Common Challenges in PDF File to Text Conversion
-
Missing Encodings: Some PDFs don’t include character maps, leaving extraction tools to guess.
-
Custom Fonts: Unique or proprietary fonts may not align with Unicode, producing incorrect characters.
-
Ligatures and Complex Scripts: Languages with combined characters (like Arabic or Hindi) often break during extraction.
-
Scanned PDFs: These are essentially images, requiring OCR (Optical Character Recognition) rather than simple decoding.
-
Corrupted Data: Damaged files or improper PDF generation can lead to unrecognized encoding.
Tools for Extracting Text from PDFs
Open-Source Options
-
PDFBox: A Java-based library with robust text extraction support.
-
Poppler: A C++ library with utilities like
pdftotext. -
Tika: Built on Apache PDFBox, suitable for large-scale data extraction.
Commercial Tools
-
Adobe Acrobat Pro: Reliable extraction with OCR integration.
-
ABBYY FineReader: Advanced OCR for image-based PDFs.
-
Nitro PDF: Popular for business-grade conversions.
Command-Line Utilities
-
pdftotext(Poppler) -
pdf2txt.py(PDFMiner)
Each of these relies on how PDF encoding was defined in the original document.
Best Practices for Accurate PDF to Text Output
1. Use Standard Fonts
Avoid proprietary or unusual fonts during PDF creation. This ensures compatibility with text extraction tools.
2. Embed Fonts Properly
Always embed fonts fully (not subsets) when generating PDFs. Missing glyphs can cause extraction failures.
3. Follow Unicode Standards
Use Unicode encoding for multilingual or special characters. This ensures consistency across platforms.
4. Choose the Right Extraction Tool
No single tool works perfectly for every PDF. Test multiple options and compare results.
5. Preprocess Scanned PDFs
Use OCR before attempting text extraction. High-quality OCR ensures text is mapped correctly.
6. Validate Encodings
Check PDFs for missing or corrupted CMaps before distribution. Tools like Preflight in Adobe Acrobat can assist.
PDF Encoding Standards
PDF/A
Designed for long-term archiving, PDF/A requires strict encoding standards, including Unicode compliance.
PDF/UA
Focused on accessibility, ensuring screen readers can interpret content correctly.
PDF/X
Industry standard for print, emphasizing consistent glyph representation.

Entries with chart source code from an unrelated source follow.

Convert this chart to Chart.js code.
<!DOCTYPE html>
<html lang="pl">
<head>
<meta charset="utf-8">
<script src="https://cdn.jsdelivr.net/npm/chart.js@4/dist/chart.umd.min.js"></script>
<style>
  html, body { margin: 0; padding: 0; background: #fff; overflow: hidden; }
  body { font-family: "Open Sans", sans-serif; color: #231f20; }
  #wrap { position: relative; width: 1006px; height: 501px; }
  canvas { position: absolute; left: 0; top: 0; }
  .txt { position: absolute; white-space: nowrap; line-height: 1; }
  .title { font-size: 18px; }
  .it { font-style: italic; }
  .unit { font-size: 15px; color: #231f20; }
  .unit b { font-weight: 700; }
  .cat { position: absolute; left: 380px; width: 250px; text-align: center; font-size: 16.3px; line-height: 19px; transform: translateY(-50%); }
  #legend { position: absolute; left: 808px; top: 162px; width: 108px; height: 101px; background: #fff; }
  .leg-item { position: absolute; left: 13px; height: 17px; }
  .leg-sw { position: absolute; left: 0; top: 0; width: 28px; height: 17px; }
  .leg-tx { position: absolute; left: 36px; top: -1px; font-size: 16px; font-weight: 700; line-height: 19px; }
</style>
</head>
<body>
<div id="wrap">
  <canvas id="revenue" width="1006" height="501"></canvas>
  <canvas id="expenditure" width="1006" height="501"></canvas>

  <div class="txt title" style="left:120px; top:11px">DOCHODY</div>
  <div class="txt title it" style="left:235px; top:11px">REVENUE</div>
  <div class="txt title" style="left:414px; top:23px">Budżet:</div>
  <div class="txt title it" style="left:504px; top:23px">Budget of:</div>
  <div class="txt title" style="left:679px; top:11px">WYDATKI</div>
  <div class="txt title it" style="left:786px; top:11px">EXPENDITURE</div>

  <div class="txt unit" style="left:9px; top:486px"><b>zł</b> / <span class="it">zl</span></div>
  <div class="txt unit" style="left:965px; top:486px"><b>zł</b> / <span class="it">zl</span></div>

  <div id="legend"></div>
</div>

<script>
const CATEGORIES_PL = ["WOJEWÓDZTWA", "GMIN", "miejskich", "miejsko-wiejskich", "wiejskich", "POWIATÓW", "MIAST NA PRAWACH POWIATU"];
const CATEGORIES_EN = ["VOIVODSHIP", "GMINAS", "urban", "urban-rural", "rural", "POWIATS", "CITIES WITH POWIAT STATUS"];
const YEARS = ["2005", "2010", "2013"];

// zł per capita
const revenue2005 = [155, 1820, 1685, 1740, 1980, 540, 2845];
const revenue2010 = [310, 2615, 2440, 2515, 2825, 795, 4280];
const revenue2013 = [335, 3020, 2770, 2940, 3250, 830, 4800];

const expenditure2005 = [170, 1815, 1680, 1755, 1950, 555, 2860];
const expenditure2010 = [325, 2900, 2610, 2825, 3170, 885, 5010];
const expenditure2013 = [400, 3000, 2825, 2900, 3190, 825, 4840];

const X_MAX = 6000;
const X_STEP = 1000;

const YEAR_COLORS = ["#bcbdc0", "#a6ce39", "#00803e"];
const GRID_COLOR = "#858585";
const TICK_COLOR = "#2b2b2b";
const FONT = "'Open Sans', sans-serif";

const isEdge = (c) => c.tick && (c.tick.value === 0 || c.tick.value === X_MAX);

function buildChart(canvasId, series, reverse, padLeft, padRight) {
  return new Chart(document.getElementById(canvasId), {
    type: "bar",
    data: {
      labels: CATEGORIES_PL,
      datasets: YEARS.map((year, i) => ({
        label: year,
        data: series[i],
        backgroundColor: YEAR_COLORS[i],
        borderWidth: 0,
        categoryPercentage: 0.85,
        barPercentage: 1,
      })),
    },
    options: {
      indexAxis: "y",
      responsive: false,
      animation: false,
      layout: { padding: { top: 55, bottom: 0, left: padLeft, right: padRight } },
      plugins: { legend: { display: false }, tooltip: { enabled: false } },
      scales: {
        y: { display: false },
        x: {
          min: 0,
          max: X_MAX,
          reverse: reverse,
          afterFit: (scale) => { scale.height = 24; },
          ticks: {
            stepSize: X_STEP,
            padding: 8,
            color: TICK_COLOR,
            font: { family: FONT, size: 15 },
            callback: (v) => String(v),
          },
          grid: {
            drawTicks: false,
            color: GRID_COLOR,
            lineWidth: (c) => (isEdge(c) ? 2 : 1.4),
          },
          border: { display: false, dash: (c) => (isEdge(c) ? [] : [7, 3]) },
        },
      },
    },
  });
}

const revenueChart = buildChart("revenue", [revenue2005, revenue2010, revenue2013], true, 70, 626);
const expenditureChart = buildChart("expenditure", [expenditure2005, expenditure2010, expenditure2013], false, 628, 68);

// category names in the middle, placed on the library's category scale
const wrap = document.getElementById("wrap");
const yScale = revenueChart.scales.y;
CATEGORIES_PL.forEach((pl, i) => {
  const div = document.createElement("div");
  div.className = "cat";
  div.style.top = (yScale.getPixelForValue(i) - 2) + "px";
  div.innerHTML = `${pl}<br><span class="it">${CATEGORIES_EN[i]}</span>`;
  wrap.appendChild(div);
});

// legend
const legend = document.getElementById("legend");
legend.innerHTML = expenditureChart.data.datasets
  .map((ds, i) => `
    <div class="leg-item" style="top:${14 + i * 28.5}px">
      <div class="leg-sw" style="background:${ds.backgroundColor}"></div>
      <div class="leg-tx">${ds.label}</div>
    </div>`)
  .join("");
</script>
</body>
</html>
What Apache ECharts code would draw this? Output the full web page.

These standards reinforce the importance of encoding in reliable PDF workflows.
Case Studies
Case 1: Legal Documents
A law firm needed to extract thousands of pages for analysis. Due to non-standard encoding, text came out unreadable. Solution: Reprocessing with OCR and ensuring Unicode compliance fixed the issue.
Case 2: Academic Research
Researchers working with scanned historical archives faced broken encoding. Advanced OCR with ABBYY FineReader restored usability.
Case 3: Business Reports
A company distributing PDF reports embedded custom fonts without Unicode mapping. Recipients couldn’t search documents. Switching to standard fonts solved the issue.
Future of PDF File to Text Encoding
Advancements in AI-driven OCR and natural language processing are bridging gaps where encoding fails. Tools are becoming more adept at reconstructing text even from poorly encoded PDFs. The industry is moving toward universal compliance with Unicode encoding, reducing inconsistencies.
As AI and machine learning evolve, the gap between PDFs as visual documents and usable data sources will continue to close.
Conclusion
Understanding PDF file to text encoding is more than a technical curiosity—it’s a necessity in our information-driven world. From ensuring accessibility and compliance to powering data-driven decisions, encoding determines whether PDFs remain static containers or dynamic assets.
By recognizing how glyphs, fonts, and Unicode interact, you can troubleshoot errors, choose the right tools, and ensure long-term usability of your documents. The key lies in best practices: embed fonts, follow Unicode standards, and validate encodings before distribution.
As digital communication evolves, mastery of PDF text encoding empowers you to harness the true potential of your documents—transforming frustration into clarity, inefficiency into productivity.